>> Begin

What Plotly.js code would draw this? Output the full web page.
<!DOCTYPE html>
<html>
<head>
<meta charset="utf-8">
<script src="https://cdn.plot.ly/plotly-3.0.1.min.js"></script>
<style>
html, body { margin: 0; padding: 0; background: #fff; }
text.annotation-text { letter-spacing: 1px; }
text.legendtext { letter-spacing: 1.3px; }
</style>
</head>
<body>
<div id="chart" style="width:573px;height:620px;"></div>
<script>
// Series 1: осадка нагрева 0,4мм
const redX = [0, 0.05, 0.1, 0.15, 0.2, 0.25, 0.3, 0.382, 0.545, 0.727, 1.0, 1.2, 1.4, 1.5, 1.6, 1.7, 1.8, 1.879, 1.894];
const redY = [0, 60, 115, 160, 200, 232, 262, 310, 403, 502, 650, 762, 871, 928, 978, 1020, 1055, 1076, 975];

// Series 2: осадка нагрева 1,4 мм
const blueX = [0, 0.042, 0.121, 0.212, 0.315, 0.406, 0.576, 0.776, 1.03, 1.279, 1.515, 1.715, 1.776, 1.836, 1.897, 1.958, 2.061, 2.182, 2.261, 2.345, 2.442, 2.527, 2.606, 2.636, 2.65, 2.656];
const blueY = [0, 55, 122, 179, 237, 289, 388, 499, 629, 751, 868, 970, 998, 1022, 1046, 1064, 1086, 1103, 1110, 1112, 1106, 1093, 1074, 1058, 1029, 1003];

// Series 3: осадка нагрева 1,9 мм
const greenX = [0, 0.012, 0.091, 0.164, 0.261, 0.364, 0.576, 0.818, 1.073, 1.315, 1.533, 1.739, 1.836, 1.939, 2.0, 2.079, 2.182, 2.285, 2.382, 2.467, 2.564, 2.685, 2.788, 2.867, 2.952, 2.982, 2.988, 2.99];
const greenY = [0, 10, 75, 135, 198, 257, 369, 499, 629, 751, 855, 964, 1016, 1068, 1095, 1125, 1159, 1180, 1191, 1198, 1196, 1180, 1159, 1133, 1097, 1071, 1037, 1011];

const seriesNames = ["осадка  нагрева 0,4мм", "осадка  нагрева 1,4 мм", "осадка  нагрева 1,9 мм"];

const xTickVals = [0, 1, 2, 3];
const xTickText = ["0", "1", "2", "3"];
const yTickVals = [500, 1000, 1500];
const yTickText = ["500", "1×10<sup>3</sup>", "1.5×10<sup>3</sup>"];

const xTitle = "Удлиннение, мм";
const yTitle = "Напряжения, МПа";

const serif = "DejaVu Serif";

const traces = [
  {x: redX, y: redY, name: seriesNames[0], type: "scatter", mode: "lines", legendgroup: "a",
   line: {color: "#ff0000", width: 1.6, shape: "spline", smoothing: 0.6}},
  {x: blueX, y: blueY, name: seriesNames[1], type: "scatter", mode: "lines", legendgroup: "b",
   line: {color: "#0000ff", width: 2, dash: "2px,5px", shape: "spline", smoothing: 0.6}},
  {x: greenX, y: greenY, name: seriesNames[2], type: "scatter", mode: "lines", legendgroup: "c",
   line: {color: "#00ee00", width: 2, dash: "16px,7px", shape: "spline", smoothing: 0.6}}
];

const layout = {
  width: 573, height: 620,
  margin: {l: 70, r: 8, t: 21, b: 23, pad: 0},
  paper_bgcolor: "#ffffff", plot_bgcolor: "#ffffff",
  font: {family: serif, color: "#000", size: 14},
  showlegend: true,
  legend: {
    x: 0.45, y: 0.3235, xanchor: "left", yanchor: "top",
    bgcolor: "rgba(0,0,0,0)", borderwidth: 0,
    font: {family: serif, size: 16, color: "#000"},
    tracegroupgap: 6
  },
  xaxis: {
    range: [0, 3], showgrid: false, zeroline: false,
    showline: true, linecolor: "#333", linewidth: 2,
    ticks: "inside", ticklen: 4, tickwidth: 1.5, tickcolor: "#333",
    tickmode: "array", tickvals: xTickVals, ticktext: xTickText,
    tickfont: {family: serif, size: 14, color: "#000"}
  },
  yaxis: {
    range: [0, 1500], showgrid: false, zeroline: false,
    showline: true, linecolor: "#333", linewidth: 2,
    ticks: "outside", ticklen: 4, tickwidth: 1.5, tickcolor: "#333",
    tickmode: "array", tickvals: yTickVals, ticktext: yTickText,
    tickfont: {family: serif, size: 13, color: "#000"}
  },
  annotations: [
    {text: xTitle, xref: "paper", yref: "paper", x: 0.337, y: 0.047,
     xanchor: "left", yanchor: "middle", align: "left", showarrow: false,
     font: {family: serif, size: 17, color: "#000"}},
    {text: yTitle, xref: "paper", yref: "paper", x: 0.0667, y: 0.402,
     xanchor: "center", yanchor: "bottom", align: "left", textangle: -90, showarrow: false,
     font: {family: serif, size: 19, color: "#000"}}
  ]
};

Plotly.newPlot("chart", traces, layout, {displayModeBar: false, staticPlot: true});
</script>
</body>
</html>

>> End
>> Begin

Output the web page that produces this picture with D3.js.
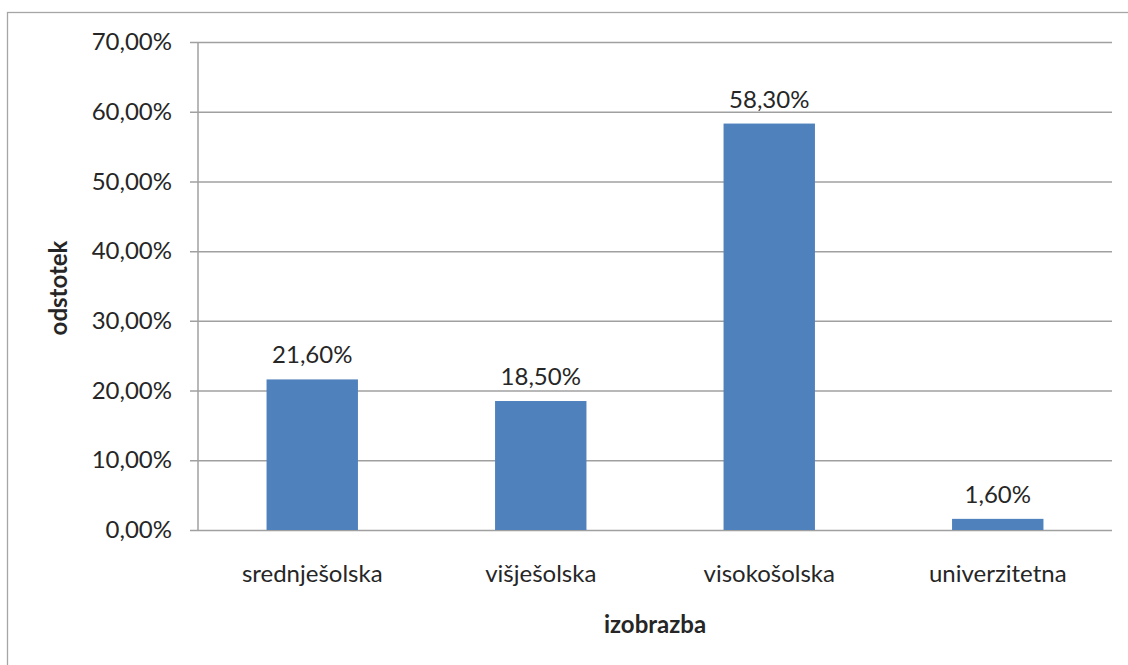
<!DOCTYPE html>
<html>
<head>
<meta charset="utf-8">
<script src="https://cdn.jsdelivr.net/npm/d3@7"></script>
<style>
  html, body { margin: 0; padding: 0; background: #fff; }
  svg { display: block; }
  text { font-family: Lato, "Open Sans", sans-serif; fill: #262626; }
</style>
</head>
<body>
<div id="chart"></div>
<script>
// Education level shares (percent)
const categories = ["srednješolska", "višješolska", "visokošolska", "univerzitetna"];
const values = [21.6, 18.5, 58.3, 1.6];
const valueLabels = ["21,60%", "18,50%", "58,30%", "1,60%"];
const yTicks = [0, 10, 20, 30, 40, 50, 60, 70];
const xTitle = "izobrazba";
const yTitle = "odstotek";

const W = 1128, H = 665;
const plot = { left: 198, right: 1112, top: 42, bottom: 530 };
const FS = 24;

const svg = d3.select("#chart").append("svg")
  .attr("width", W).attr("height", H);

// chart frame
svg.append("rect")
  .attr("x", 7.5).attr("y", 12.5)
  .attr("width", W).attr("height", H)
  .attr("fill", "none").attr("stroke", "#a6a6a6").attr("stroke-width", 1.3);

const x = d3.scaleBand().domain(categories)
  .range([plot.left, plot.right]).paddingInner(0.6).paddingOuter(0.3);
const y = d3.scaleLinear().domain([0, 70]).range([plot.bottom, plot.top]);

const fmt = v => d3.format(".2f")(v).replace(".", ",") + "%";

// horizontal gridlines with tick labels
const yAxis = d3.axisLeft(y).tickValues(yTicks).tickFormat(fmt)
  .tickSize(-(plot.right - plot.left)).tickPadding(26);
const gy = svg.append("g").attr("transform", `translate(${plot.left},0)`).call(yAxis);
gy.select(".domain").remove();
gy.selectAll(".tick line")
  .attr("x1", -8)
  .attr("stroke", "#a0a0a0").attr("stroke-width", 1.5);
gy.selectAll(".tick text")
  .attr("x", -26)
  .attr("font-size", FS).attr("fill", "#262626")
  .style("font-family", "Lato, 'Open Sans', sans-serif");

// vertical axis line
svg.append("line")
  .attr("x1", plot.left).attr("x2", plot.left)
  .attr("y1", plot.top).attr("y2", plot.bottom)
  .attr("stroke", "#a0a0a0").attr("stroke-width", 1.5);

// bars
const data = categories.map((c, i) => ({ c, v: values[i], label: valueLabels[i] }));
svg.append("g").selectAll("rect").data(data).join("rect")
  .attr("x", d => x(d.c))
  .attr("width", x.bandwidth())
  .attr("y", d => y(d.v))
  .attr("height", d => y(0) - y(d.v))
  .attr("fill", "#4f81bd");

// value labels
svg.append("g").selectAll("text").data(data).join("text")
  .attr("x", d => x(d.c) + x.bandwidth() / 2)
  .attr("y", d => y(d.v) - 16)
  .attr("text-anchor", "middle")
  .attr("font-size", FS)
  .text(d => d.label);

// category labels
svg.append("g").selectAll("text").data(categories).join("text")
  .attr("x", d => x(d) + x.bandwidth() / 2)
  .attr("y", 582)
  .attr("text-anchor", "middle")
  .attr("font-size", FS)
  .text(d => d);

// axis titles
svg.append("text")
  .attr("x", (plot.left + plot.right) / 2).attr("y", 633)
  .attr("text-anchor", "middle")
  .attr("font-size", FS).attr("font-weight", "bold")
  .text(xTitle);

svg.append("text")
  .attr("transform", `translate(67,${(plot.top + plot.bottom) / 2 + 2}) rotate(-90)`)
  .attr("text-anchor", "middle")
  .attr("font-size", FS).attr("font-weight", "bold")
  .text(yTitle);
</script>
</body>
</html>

>> End

## Exercise aim
Above are the entries. Quote exactly the lines from the one bearing "What Plotly.js code" through the one bearing "1058, 1029, 1003];".

## Task result
What Plotly.js code would draw this? Output the full web page.
<!DOCTYPE html>
<html>
<head>
<meta charset="utf-8">
<script src="https://cdn.plot.ly/plotly-3.0.1.min.js"></script>
<style>
html, body { margin: 0; padding: 0; background: #fff; }
text.annotation-text { letter-spacing: 1px; }
text.legendtext { letter-spacing: 1.3px; }
</style>
</head>
<body>
<div id="chart" style="width:573px;height:620px;"></div>
<script>
// Series 1: осадка нагрева 0,4мм
const redX = [0, 0.05, 0.1, 0.15, 0.2, 0.25, 0.3, 0.382, 0.545, 0.727, 1.0, 1.2, 1.4, 1.5, 1.6, 1.7, 1.8, 1.879, 1.894];
const redY = [0, 60, 115, 160, 200, 232, 262, 310, 403, 502, 650, 762, 871, 928, 978, 1020, 1055, 1076, 975];

// Series 2: осадка нагрева 1,4 мм
const blueX = [0, 0.042, 0.121, 0.212, 0.315, 0.406, 0.576, 0.776, 1.03, 1.279, 1.515, 1.715, 1.776, 1.836, 1.897, 1.958, 2.061, 2.182, 2.261, 2.345, 2.442, 2.527, 2.606, 2.636, 2.65, 2.656];
const blueY = [0, 55, 122, 179, 237, 289, 388, 499, 629, 751, 868, 970, 998, 1022, 1046, 1064, 1086, 1103, 1110, 1112, 1106, 1093, 1074, 1058, 1029, 1003];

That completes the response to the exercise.